According to local sources, the Taliban charge 5 percent of the total amounts of contracts from local contractors in Waziristan. The group has recently expanded its extortion network to the neighboring district of Tank and the more distant city of Karachi, Pakistan’s commercial capital.

Image building is another area for the re-organized TTP leadership and unlike his predecessors, Mufti Noor Wali regularly issues pamphlets and statements. Some use nationalist slogans to win the support of his fellow tribesmen.

In one recent Urdu-language statement, when the government security agencies issued a threat warning in February 2021 asking pro-government elders, government officials, and journalists to beware of Taliban attacks, a TTP spokesman quickly reacted, mocking the government for being “unable to ensure safety of its citizens.”

In the same statement, the TTP spokesman said “we would like to inform the people of Waziristan along with other Pakistanis that we are not targeting the common people.” This is in contrast with the polices of the previous TTP chiefs who cared less for the safety of civilians.

Mufti Noor Wali has closer links with the Afghan Taliban, leaders of the Haqqani Network, and remnants of al-Qaeda in the border region. This is in contrast with his predecessor Fazlullah, who was believed to be closer to the Afghan security agencies.

It was Mufti’s closer links with the Haqqanis and Afghan Taliban that, according to an unofficial source, prompted Pakistani security agencies to contact him to start peace talks and put an end to the violence. The source said that while the Haqqani Network and the Afghan Taliban may advise the TTP leadership to declare a ceasefire, they can not and would not force him to accept their advice.

Although the TTP has yet to prove its presence in the cities, its increasing attacks in Waziristan are reminiscent of its 2007 emergence in the tribal region and their gradual expansion to cities.

Another worrying aspect of the TTP’s re-emergence is the Afghanistan end game. Regardless of whether the Afghan government and the Taliban agree on a durable peace deal or the situation worsens in the case of no deal, the Pakistani Taliban will find solid ground for maintaining their presence and expanding their operations in the Afghanistan-Pakistan border region.

The Pakistani Taliban will be encouraged and inspired to continue their militancy in case the Afghan Taliban, as is expected by some, manages to score a significant role in Afghanistan’s future governments.
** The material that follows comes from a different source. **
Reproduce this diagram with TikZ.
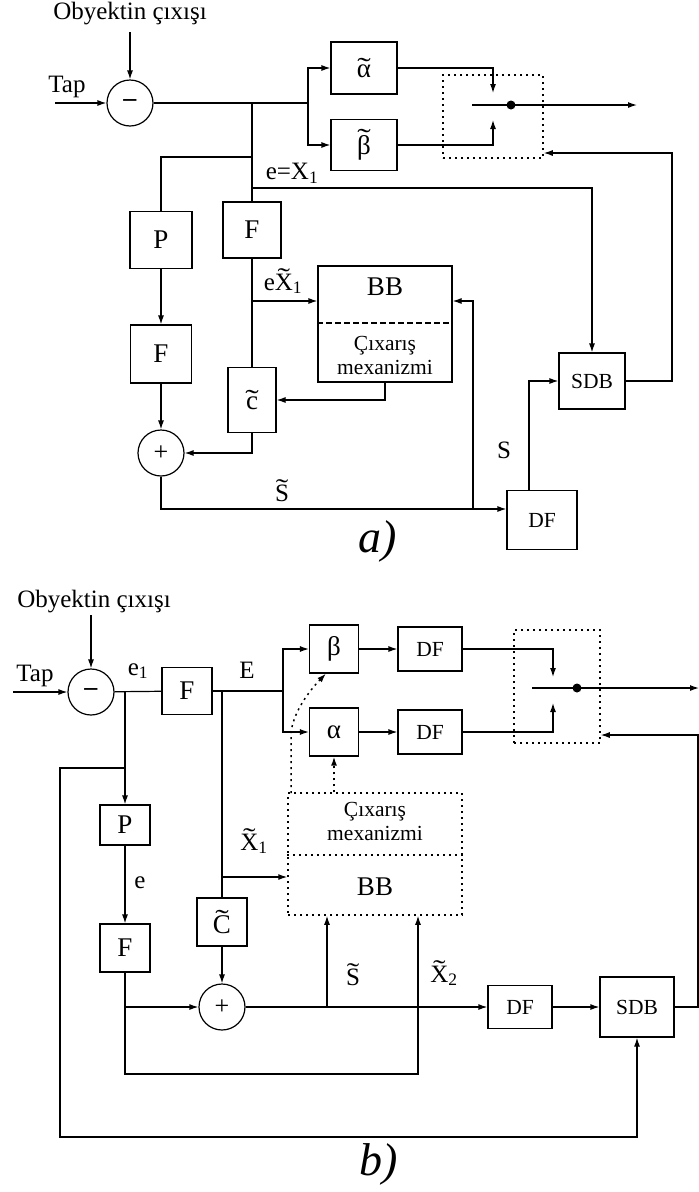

However, the continuation of the Afghan insurgency, in the case of no deal, would be equally inspirational for TTP fighters and commanders mainly because they will continue to find a cause for their “jihad.”

The last time Pakistan struck a serious blow to the TTP was June 2014’s Operation Zarb-e-Azb which pushed the militants out of the tribal areas and shattered their command and control structure. However, that push incurred heavy losses on the tribal people as over a million were displaced and their properties and businesses were destroyed.

Many of those tribesmen still live outside their home areas and hold protest demonstrations demanding compensation for their losses. The re-emergence of the Taliban in areas promised to have been cleared of militants is a source of serious concern.

Despite rendering huge sacrifices as a frontline state in the global war against terrorism, Pakistan has earned a bad name for what is called a “double game” by the country’s security agencies concerning the Taliban.

At a time when international forces are preparing to withdraw from Afghanistan, critics believe the re-emergence of Taliban in Pakistan’s tribal areas points to a new twist in Pakistan’s Taliban policy.

Pakistan won a hard battle against the TTP, sacrificing thousands of lives and suffering huge financial losses. The Taliban’s return would not only spoil those gains, but also damage the trust in state power that was restored by defeating Taliban in the region.